>> begin
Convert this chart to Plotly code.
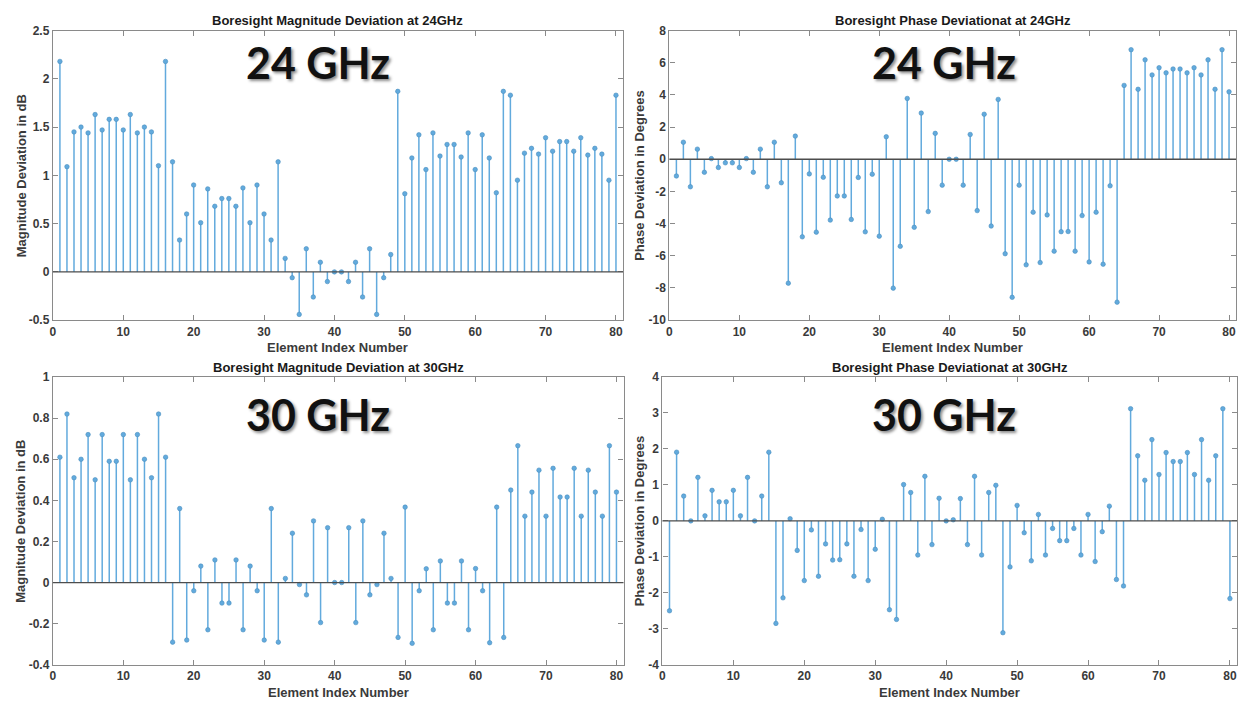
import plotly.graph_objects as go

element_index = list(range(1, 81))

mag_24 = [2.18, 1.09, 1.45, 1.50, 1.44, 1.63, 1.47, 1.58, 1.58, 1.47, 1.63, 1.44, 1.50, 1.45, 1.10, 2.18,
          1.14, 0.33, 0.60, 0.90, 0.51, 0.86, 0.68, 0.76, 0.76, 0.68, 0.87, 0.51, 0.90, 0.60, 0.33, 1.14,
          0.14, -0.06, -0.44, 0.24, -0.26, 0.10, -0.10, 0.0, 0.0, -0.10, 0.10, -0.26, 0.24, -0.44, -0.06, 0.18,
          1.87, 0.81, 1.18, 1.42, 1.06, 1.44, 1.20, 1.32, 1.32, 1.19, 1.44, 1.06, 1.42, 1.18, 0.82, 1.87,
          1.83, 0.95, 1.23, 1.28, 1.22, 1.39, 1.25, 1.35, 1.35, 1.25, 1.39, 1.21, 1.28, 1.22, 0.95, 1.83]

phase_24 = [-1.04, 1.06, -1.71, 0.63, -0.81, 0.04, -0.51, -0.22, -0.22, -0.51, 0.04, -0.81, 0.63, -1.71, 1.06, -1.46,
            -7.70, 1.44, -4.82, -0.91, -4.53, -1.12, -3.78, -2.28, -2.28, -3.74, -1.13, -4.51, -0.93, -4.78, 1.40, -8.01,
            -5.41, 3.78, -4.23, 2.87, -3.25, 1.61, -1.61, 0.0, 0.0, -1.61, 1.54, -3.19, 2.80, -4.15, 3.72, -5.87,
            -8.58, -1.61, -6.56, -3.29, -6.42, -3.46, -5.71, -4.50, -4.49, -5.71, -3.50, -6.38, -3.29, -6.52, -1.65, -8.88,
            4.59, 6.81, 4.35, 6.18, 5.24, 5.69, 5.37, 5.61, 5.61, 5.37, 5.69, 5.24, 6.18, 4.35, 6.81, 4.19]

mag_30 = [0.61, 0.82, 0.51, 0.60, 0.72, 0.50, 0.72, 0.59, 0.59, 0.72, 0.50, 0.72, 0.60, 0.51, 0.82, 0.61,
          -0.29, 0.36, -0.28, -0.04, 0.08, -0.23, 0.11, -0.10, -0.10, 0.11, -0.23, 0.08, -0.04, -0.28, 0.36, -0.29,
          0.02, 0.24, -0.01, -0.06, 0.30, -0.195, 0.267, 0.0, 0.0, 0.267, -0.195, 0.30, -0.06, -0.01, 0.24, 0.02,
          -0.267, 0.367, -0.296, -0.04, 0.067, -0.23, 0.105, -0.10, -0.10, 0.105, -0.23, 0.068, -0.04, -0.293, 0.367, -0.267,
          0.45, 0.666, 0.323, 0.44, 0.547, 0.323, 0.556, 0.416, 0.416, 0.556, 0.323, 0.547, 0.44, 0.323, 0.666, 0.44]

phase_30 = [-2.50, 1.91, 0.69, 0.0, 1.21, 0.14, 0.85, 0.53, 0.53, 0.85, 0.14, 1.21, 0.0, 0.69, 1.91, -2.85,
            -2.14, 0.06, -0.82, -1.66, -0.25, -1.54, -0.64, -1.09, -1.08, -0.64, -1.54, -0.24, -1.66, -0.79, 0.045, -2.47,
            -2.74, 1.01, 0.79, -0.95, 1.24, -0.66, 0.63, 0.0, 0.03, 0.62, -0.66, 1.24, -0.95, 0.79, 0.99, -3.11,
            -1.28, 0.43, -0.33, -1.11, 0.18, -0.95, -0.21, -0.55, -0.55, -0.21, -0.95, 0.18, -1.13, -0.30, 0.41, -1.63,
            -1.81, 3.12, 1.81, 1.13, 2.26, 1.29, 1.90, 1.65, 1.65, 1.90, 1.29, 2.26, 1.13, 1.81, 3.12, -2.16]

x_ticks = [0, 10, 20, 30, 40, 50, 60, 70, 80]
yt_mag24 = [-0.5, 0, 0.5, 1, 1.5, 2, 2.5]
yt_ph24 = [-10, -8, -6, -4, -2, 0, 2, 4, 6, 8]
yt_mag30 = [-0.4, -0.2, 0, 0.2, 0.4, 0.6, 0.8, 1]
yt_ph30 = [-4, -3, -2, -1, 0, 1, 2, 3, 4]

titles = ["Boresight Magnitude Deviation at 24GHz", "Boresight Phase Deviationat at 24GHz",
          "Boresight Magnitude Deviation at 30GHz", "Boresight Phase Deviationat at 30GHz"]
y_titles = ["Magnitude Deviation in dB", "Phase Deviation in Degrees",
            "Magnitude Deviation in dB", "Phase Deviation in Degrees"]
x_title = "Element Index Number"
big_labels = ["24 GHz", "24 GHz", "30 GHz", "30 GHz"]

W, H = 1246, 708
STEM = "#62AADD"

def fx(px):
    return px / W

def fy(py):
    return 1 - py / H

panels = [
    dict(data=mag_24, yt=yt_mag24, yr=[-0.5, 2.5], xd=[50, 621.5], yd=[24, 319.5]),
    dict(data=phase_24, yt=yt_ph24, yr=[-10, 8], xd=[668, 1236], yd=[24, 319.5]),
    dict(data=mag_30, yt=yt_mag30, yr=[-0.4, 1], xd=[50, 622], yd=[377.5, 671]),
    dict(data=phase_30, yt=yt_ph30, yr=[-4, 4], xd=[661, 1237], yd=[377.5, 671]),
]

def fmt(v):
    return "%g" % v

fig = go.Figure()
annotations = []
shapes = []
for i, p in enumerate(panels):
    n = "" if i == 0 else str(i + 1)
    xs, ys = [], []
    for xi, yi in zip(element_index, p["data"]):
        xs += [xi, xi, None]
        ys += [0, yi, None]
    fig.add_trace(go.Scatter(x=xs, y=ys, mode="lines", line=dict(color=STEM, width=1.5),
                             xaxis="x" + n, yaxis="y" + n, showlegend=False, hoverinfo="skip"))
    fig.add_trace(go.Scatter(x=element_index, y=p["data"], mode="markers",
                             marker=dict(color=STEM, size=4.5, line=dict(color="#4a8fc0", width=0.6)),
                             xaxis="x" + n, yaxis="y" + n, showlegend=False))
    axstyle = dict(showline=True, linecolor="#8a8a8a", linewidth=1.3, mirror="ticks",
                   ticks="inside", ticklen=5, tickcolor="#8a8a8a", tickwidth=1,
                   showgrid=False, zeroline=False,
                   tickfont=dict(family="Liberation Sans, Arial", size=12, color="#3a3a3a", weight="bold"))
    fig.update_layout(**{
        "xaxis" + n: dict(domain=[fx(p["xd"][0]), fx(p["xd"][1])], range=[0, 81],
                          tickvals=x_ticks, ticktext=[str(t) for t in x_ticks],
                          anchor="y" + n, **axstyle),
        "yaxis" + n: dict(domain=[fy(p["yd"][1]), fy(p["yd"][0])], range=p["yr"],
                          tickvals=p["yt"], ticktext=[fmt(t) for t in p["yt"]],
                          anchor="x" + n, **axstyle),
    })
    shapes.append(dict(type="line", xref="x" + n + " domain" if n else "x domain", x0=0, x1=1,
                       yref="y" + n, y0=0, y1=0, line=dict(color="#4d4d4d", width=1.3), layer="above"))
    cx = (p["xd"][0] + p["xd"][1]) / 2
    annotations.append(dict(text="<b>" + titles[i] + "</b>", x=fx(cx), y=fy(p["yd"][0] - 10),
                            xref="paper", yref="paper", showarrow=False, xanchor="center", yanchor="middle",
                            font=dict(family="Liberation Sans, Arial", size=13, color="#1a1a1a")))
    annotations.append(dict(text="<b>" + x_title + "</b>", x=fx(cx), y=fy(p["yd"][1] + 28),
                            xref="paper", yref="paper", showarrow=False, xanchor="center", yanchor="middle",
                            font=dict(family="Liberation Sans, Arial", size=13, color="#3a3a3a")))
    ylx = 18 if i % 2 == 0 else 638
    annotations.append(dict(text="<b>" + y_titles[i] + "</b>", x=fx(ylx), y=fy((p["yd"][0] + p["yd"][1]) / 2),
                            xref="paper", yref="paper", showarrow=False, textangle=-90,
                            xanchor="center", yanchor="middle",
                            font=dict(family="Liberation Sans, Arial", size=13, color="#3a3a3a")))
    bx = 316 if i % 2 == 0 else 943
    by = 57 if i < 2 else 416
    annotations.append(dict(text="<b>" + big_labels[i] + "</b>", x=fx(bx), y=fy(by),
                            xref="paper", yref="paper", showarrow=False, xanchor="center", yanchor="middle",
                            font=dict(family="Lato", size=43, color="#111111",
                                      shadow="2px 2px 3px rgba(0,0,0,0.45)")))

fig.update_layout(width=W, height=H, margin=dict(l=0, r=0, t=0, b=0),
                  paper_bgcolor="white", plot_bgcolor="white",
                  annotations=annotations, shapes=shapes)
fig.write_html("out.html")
>> end
● WHAT YOU ARE ASKED TO DO:
Repeat the listing above from its first line through the line that contains "element_index = list(range(1, 81))", both included, and nothing more. Drop the pictures.

● PROBLEM SOLUTION:
Convert this chart to Plotly code.
import plotly.graph_objects as go

element_index = list(range(1, 81))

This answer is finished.